The project builds upon a randomized evaluation of an early grade literacy program in Northern Uganda. The evaluation involved 128 schools and studied a teacher training and support program for mother-tongue literacy in grades one through three. After four years of the program, we found massive effects of the program: Grade 4 pupils tested in 2017 after being exposed to the program in grades 1-3 scored 0.92 standard deviations higher in mother tongue reading - equivalent to 6.3 grade levels - more than the control students. The effects on English oral reading fluency were almost just as large. While it was impressive that such large gains were possible, in a post-conflict low-resource setting, a new set of open questions emerged. Specifically, at the end of 2017, only 52% of our study respondents were found during school visits. Importantly, we found no differential attrition across study arms - in other words, despite the unprecedented learning gains from the program, there was no positive impact on keeping children in school suggesting that outside factors - such as barriers and marginalization - rather than learning, play an important role in education transitions.
This study addresses the following new questions:
1. How do children and parents/guardians plan for, and navigate challenges to, successful school and life transitions and how does early grade literacy help this navigation and transitions?
2. What are the causal effects of solid foundations in early grade literacy on learning, life skills, and school and life transitions?
3. What are the factors that, in a resource-poor environment, affect children's ability to harness the potential returns of early literacy skills?
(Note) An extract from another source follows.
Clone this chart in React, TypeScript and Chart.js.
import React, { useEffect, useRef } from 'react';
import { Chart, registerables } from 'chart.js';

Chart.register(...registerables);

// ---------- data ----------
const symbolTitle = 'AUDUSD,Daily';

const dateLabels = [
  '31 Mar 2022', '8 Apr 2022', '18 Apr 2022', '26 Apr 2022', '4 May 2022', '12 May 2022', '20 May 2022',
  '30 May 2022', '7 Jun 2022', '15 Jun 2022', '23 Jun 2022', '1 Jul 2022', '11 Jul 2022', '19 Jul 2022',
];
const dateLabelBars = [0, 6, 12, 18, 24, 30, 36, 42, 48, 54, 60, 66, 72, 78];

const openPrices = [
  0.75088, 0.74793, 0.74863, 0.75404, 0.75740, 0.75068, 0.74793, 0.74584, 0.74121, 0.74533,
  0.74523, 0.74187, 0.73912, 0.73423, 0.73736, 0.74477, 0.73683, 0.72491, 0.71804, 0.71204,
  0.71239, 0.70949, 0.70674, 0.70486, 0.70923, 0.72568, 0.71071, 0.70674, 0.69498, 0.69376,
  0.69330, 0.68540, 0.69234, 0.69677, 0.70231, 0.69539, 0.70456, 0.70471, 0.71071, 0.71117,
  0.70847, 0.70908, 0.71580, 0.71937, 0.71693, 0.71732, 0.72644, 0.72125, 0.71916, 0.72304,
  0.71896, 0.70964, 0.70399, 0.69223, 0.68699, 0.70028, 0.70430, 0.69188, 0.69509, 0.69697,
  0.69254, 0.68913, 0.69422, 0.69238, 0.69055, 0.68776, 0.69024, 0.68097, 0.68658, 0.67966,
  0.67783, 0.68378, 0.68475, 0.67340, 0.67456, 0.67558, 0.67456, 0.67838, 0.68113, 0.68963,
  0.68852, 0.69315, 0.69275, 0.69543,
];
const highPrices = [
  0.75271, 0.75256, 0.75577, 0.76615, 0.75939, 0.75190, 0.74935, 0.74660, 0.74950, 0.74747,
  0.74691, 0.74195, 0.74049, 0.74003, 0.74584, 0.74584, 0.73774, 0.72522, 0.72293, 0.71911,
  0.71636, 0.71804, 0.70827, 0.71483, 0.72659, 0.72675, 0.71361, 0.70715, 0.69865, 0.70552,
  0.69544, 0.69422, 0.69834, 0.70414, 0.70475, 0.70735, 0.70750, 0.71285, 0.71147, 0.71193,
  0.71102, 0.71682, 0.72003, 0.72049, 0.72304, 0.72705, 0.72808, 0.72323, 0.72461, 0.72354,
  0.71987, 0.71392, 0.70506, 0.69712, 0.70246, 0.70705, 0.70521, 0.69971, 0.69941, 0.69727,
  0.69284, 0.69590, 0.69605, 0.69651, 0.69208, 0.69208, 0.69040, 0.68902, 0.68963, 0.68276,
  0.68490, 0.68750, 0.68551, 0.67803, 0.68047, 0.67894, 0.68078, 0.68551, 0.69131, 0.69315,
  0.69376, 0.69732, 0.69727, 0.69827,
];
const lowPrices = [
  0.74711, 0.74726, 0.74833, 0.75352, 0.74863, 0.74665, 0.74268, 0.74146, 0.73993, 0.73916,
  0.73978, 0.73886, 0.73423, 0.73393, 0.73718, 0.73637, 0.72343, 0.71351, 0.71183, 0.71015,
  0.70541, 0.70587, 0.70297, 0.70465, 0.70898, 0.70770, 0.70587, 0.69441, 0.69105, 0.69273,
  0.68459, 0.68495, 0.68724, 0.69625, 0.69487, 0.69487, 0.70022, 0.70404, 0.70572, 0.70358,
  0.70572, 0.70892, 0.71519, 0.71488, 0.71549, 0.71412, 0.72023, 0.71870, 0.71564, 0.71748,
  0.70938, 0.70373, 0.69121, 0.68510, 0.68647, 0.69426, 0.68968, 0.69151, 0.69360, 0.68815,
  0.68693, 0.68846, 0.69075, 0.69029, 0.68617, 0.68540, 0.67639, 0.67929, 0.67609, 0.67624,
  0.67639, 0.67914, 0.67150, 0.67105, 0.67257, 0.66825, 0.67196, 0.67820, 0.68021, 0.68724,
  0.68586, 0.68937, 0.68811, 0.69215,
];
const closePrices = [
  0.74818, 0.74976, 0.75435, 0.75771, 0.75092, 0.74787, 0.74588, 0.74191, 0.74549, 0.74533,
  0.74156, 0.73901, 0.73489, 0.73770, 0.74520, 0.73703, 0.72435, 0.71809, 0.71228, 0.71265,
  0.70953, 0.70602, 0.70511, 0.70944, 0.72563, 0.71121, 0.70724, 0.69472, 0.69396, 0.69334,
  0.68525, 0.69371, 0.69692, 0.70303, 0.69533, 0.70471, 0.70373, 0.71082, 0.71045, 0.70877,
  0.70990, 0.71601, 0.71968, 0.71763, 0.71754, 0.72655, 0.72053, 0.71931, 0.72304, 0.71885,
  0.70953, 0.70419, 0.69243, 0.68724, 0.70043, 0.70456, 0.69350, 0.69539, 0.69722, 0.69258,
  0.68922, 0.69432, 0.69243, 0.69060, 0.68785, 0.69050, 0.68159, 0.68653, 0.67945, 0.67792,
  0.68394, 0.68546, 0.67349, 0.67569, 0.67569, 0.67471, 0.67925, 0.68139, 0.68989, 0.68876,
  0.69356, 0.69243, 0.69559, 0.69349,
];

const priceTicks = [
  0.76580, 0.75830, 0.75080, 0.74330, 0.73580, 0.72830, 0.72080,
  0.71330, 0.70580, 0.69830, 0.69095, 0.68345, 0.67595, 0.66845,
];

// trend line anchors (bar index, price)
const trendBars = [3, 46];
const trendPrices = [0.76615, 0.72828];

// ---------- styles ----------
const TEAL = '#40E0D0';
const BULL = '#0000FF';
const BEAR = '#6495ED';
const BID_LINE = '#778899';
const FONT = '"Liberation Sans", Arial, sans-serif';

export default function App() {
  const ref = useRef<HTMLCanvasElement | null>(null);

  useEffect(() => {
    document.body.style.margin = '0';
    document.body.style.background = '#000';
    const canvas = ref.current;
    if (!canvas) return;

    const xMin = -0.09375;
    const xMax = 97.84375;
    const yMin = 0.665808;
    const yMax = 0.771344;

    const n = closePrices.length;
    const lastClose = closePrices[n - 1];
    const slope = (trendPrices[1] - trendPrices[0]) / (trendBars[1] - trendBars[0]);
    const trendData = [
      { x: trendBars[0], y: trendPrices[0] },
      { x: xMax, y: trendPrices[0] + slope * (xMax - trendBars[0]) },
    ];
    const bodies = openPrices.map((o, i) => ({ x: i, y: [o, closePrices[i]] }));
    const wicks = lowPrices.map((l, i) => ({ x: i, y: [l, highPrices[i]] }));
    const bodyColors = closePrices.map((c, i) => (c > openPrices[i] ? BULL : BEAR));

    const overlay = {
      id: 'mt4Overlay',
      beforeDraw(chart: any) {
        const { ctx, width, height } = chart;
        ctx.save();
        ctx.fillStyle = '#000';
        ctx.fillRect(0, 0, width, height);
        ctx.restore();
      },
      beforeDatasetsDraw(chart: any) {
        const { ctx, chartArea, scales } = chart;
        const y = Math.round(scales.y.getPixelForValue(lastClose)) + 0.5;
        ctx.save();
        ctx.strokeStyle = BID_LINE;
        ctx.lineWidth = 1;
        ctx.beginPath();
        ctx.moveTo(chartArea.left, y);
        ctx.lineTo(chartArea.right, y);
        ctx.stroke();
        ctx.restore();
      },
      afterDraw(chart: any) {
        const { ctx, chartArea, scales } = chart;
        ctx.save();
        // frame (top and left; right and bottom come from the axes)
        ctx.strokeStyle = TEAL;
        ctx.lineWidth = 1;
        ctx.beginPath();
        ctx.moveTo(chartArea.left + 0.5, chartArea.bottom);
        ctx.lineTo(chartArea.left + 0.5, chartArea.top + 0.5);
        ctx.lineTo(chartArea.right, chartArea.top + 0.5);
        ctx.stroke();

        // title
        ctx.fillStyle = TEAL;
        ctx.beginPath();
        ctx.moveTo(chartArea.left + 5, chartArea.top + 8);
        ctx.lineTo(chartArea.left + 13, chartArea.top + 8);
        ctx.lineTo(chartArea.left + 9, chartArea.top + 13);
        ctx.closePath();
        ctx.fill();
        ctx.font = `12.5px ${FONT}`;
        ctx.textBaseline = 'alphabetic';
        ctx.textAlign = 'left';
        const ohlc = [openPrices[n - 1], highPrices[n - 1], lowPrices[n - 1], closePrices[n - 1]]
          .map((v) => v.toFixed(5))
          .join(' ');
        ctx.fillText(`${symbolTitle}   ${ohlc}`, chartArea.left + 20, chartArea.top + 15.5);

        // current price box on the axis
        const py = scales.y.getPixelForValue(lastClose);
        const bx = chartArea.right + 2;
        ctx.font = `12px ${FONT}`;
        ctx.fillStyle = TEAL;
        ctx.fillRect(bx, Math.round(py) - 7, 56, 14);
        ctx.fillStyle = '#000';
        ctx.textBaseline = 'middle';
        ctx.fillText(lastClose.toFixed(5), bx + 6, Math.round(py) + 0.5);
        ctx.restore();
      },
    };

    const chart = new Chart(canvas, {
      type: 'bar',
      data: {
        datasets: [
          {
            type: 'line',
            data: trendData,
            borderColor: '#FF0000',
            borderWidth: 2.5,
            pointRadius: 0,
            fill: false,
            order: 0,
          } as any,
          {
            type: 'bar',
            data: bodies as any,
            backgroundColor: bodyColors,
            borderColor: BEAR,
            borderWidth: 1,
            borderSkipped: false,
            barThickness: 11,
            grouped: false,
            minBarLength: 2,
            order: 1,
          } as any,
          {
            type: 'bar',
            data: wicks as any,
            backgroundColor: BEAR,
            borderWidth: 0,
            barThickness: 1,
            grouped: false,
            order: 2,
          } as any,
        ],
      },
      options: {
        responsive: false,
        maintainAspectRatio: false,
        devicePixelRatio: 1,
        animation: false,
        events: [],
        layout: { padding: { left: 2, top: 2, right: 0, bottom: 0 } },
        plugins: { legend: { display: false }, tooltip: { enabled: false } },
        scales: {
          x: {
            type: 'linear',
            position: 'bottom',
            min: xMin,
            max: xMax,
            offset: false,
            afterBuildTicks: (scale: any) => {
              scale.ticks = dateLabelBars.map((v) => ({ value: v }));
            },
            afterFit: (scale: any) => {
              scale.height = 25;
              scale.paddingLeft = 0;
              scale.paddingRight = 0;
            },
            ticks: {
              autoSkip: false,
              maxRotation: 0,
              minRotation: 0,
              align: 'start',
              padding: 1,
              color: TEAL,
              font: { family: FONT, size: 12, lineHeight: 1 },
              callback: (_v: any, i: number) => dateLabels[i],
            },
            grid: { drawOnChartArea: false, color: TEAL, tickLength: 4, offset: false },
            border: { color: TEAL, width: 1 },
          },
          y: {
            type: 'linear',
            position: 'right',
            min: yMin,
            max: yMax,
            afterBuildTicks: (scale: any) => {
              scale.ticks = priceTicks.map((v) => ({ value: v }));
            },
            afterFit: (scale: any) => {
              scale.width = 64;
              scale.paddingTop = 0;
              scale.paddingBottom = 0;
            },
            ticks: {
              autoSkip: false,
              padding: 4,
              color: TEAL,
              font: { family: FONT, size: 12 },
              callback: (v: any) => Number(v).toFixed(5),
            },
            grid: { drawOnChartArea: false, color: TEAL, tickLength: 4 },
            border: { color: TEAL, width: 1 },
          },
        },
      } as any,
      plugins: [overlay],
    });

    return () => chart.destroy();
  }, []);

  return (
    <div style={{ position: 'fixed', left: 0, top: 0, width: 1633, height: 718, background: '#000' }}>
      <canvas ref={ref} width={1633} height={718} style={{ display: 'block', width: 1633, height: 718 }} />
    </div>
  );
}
This proposed study will extend the NULP longitudinal data by interviewing a sub-sample of children and their parents/caregivers as they transition into adolescence. We will collect three rounds of data from children, and one round of data from parents/caregivers, over two years to measure learning life skills, school and life transitions. The study will conduct innovative qualitative child journey mapping and quantitative experimental analyses to provide some of the first evidence on how investments in the early years from a highly successful literacy program can improve learning, school and life transitions.

Planned Impact

Who will benefit from this research?
The research will benefit schools, teachers, head teachers, parents, children, local language communities, government institutions, local education officials, primary teachers' colleges, education civil society organizations, vulnerable communities, academics and education policymakers and practitioners. The research is beneficial for stakeholders in the region where the program is implemented, the country of Uganda, East Africa, Sub-Saharan Africa, developing countries, non-native speakers and educators in developed countries, NGOs, donors and multi-laterals.
How will they benefit from this research?
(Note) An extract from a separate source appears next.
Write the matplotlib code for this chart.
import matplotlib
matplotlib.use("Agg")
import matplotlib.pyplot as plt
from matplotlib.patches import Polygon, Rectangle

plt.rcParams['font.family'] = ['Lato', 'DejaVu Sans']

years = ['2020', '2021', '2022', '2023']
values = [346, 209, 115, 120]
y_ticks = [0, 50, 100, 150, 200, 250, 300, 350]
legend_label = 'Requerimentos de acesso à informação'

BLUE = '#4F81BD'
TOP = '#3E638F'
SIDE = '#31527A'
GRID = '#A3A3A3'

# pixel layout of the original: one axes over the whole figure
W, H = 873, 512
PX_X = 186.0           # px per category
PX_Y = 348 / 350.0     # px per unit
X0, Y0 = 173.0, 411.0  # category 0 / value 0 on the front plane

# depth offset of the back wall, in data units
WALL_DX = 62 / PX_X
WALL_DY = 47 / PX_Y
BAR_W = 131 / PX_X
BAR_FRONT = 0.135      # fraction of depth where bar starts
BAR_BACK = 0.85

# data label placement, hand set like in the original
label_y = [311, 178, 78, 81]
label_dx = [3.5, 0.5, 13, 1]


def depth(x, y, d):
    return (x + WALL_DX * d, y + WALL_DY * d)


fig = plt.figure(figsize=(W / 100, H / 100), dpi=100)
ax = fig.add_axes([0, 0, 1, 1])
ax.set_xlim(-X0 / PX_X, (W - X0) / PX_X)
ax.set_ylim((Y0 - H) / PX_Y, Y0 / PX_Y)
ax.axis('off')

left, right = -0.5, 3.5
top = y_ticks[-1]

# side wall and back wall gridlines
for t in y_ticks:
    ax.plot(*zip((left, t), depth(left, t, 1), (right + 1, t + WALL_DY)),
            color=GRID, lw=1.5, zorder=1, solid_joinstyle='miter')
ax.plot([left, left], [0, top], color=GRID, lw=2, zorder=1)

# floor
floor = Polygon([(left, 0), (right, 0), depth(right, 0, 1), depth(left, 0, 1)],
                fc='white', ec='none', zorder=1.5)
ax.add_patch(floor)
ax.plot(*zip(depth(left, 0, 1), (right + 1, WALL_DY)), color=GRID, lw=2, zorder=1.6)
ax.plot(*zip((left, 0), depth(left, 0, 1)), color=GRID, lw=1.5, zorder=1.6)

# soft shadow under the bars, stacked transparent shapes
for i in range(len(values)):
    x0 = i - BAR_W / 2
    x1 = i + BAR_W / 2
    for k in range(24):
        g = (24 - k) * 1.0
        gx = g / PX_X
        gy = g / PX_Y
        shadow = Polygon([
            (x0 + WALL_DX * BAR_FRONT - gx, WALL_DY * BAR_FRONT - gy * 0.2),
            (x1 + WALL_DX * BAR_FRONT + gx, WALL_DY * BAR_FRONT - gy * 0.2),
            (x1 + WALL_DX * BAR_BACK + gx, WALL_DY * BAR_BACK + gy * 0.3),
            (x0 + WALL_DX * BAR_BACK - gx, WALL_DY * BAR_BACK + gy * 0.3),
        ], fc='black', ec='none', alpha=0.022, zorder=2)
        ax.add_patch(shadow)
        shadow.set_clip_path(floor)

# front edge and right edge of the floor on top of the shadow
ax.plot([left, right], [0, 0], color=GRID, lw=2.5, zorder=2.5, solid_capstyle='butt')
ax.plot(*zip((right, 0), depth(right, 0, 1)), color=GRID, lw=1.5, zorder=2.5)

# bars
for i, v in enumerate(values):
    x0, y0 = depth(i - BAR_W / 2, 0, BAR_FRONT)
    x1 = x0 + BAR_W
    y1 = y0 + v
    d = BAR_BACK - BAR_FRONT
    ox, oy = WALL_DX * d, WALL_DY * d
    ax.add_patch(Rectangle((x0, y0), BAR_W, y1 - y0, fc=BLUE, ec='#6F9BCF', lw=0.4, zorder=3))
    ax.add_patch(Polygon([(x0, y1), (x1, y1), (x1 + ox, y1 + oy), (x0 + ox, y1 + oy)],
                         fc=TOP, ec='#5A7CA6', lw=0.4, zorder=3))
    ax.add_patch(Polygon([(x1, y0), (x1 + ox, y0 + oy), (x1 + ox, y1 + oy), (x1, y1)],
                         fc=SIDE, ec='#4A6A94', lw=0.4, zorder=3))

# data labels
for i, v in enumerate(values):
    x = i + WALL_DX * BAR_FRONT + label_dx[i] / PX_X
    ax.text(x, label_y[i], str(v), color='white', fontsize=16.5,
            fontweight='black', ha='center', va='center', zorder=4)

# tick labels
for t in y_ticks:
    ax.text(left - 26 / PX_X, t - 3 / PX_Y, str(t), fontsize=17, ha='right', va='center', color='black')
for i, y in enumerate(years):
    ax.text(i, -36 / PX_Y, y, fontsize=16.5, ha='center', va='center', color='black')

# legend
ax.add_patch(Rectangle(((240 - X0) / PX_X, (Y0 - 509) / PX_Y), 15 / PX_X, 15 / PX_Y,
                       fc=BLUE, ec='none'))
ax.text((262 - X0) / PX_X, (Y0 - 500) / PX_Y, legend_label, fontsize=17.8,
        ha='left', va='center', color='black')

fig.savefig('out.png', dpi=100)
Achieving the aims and objectives of the study will deliver a series of practical benefits to stakeholders:
- Improved policymaking: Policymakers will be provided with clear evidence of impact of early grade reading investments, enabling them to make informed decisions about policies. They will have a better understanding of what factors are most important for leveraging early grade literacy and what factors and timing in a child's life may compromise these benefits.
- Improved understanding about intervention delivery and scale: The RCT that tests a full-cost model with a more scalable model will inform policymakers about the returns to program types. This will inform governments and donors on scalable strategies for education program design.
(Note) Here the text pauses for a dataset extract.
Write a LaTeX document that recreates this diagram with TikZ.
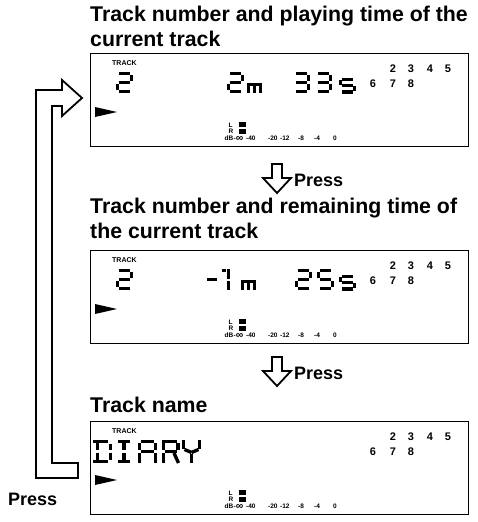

- Knowledge of long-term impacts of interventions in a randomized trial context: There are a limited number of studies following respondents beyond 1-2 years. This study will inform researchers, policymakers, and other stakeholders on the effects of an intervention a decade after exposure. The research will increase awareness on the importance of mother-tongue foundations, spillovers to English and (potentially) other subjects. This will generate buy-in to mother tongue literacy, while the pressure for children to excel in English grows.
- Improved knowledge base: The evidence produced in this study will broaden our understanding of children's experience in the education system and their education decisions in the context of family and life transitions and contexts. It will inform other researchers of new methods, data collection techniques, analysis approaches, and findings about youth transition.

What will be done to ensure that they have the opportunity to benefit from this activity?
The research study has a reputation and proven record for communicating to stakeholders and providing important and policy-relevant results. The technical abilities of our team in early grade reading, literacy assessment, teacher training and support supervision have been flagged by government, donors and other education sector actors as relevant and important to addressing key education issues. We will leverage this position and expand our work in this phase. Results will further dialogue by improving understandings of the relationship between socio-emotional skills, school and life transitions, and learning. Engagement with parents will improve our understanding of how parents and children differ in their perspectives about life decisions/transitions, how this affects our understanding of these events, and data collection methodologies. The RCT's approach to testing modes of delivery between an NGO and the government has identified that we can generate large learning gains among teachers and pupils within government systems - and at a greatly reduced cost (even where other programs have failed). The government is extremely interested in this outcome and frequently requests Mango Tree/Ichuli to formally present results and cost effectiveness analysis to its technical teams and working groups.